* _Job_
Retype only the lines running from the line that contains "What Apache ECharts" to the line that contains "const boxData = categories.map((c, i)", inclusive, and leave the pictures behind.

* _Available data_

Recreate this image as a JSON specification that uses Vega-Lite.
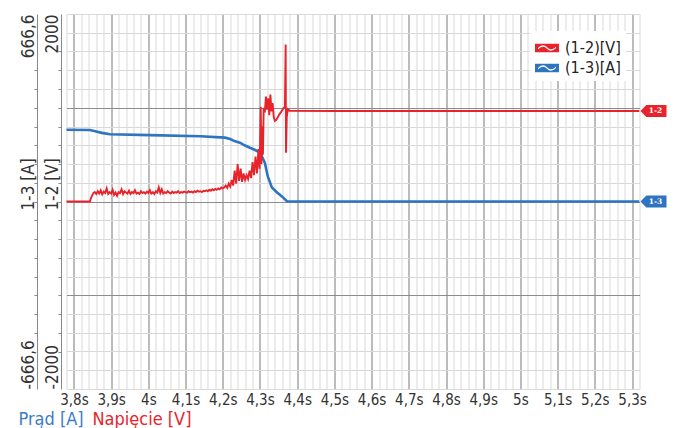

==

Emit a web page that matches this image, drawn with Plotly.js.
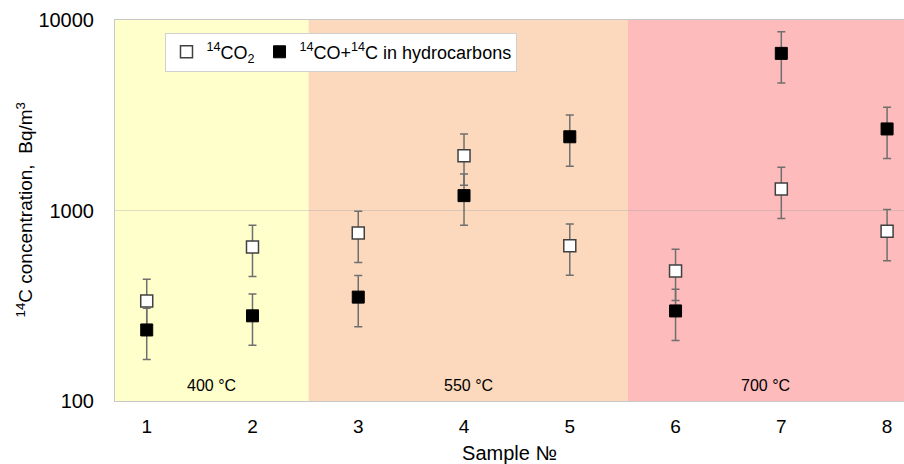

* * *

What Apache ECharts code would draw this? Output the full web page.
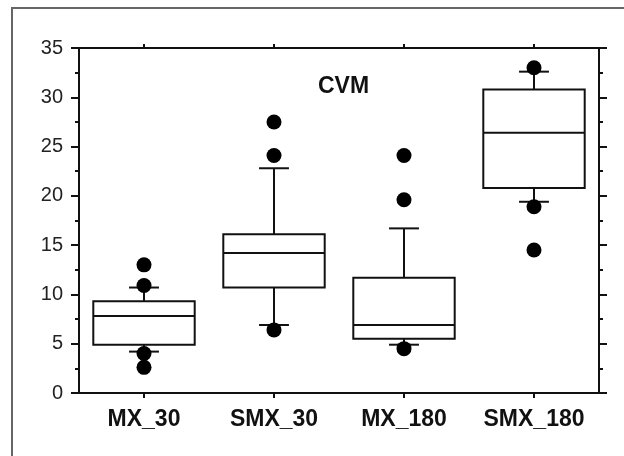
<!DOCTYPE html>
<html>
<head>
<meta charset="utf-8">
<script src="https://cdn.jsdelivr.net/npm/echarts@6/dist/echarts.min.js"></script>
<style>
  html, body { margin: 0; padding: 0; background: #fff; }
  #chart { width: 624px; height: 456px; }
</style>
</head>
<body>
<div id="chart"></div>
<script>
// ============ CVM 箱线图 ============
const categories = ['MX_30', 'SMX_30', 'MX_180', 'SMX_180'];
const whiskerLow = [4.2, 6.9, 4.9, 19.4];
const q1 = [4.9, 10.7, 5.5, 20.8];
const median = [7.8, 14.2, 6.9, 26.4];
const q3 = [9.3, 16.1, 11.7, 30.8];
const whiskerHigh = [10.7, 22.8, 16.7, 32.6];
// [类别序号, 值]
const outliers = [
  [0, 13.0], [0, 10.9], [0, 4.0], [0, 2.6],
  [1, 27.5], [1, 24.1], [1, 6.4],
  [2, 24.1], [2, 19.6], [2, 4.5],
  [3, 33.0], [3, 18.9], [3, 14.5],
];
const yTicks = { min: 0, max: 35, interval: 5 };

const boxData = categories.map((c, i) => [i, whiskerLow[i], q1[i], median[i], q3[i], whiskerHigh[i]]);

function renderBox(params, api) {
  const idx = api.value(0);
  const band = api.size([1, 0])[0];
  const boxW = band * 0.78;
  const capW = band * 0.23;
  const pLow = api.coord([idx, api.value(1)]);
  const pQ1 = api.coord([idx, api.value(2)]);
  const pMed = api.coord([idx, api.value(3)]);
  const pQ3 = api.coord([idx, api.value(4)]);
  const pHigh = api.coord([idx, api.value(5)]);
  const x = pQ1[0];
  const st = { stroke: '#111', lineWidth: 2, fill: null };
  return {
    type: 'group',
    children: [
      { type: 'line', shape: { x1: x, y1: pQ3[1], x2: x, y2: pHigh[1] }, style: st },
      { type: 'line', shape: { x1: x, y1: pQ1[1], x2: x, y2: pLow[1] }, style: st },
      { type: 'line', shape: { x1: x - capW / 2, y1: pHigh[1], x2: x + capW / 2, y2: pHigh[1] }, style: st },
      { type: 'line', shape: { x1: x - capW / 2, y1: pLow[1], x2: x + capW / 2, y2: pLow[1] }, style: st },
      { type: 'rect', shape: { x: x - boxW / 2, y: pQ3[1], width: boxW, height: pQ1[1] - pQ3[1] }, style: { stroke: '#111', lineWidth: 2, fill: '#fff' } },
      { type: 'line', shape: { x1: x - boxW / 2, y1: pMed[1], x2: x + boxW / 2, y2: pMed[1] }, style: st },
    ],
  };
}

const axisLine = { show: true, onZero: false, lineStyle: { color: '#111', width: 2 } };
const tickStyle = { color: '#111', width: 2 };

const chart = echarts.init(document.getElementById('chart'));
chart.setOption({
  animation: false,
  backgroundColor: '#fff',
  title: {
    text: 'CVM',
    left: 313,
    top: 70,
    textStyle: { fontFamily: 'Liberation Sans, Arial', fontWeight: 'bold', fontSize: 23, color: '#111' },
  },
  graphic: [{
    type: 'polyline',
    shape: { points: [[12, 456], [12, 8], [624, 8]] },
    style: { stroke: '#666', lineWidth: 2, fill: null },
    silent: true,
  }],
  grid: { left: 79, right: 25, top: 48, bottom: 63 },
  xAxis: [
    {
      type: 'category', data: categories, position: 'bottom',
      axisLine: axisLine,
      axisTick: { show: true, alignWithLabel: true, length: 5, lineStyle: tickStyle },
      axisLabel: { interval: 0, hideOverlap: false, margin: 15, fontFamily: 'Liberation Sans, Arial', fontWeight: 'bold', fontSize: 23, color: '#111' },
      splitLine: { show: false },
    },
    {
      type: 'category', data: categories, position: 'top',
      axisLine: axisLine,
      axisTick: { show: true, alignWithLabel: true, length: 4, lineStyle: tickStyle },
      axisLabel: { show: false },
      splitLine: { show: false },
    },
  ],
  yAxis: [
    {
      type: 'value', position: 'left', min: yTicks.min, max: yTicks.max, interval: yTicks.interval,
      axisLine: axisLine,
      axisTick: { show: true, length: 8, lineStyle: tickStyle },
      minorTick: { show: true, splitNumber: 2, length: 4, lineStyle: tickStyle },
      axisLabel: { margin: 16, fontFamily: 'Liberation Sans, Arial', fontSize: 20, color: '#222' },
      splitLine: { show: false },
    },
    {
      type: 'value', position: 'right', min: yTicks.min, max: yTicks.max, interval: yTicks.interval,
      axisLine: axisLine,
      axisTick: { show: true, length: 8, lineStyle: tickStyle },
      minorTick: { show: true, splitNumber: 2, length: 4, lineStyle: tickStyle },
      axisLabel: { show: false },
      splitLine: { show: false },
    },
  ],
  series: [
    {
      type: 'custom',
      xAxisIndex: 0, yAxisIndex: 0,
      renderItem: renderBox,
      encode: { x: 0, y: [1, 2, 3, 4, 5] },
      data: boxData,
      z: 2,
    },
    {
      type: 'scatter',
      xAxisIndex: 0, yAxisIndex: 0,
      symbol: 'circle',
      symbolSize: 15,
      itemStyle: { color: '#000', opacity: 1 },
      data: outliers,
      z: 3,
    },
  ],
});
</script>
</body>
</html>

* _Exercise result_
What Apache ECharts code would draw this? Output the full web page.
<!DOCTYPE html>
<html>
<head>
<meta charset="utf-8">
<script src="https://cdn.jsdelivr.net/npm/echarts@6/dist/echarts.min.js"></script>
<style>
  html, body { margin: 0; padding: 0; background: #fff; }
  #chart { width: 624px; height: 456px; }
</style>
</head>
<body>
<div id="chart"></div>
<script>
// ============ CVM 箱线图 ============
const categories = ['MX_30', 'SMX_30', 'MX_180', 'SMX_180'];
const whiskerLow = [4.2, 6.9, 4.9, 19.4];
const q1 = [4.9, 10.7, 5.5, 20.8];
const median = [7.8, 14.2, 6.9, 26.4];
const q3 = [9.3, 16.1, 11.7, 30.8];
const whiskerHigh = [10.7, 22.8, 16.7, 32.6];
// [类别序号, 值]
const outliers = [
  [0, 13.0], [0, 10.9], [0, 4.0], [0, 2.6],
  [1, 27.5], [1, 24.1], [1, 6.4],
  [2, 24.1], [2, 19.6], [2, 4.5],
  [3, 33.0], [3, 18.9], [3, 14.5],
];
const yTicks = { min: 0, max: 35, interval: 5 };

const boxData = categories.map((c, i) => [i, whiskerLow[i], q1[i], median[i], q3[i], whiskerHigh[i]]);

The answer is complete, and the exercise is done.